I walked away from this book feeling like I’d weathered something awful. It felt strange to look up and blink in the slanty afternoon light and realize that everyone else in the world was still humming along. I felt like I got stuck in the pages, wrapped up to what was happening to Miles, the protagonist. I think it’s a sign of a very talented storyteller, to make your audience feel like that.
YALSA would agree. This is the 2006 Printz award winner, given to books exemplifying “literary excellence”. I feel the excellence, too. It’s in the structure: the first half of the book is a countdown; we don’t know what’s going to happen, but we know that it will happen in eighty-seven, then fifty-two, then four days. After the cataclysm, the chapters start counting up again, making the central horribleness ground-zero. We watch the characters approach their life-changing event, and we watch them try to rebuild after it.
Miles, or Pudge, as his friends call him, is sixteen, and until this year, his life has been a long, straight road of uneventfulness. He trades all of it in for Culver Creek boarding school, where he pairs up with the genius, dirt-poor Chip, and meets the beautiful, clever, self-destructive Alaska. The three spend the semester plotting elaborate pranks, staying up all night drinking pink wine and talking. Miles is obsessed with collecting last words of famous people, reading biographies and recording death statements, such as the poet Rabelais, who said “I go to seek a Great Perhaps”. The Great Perhaps surfaces over and over in this book, as Miles slogs through his World Religion class and, after the tragedy, is forced to rethink everything he’s ever known.
It’s one of the best books I’ve ever read. I try to reserve that judgment, and use it sparingly, but I really mean it this time. This book is all about the Big Questions, but not in an annoying, philosophical way that comes from someone who hasn’t experienced loss.
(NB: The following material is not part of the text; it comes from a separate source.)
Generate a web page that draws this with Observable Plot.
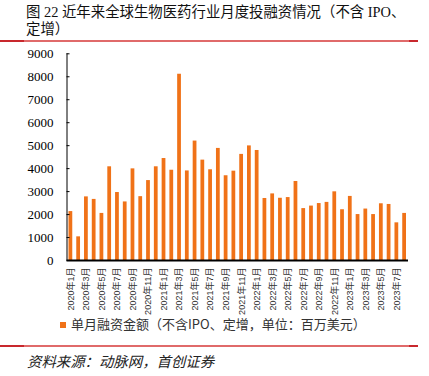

The author, in an interview, said that if he were to teach the book, he would ask, “What is the point of death? and What is the point of literature? and In an essentially and irreperably broken world, is there cause for hope?” It’s important to think about.
Author’s website: http://johngreenbooks.com/
Green, John. Looking for Alaska. Dutton Books: New York, 2005. 221 pages. Ages 16 and up (sex, smoking, and underage drinking). ISBN 978-0525475064
If you liked this book, try Will Grayson, Will Grayson by John Green and David Leviathan or The Perks of Being a Wallflower by Stephen Chbosky.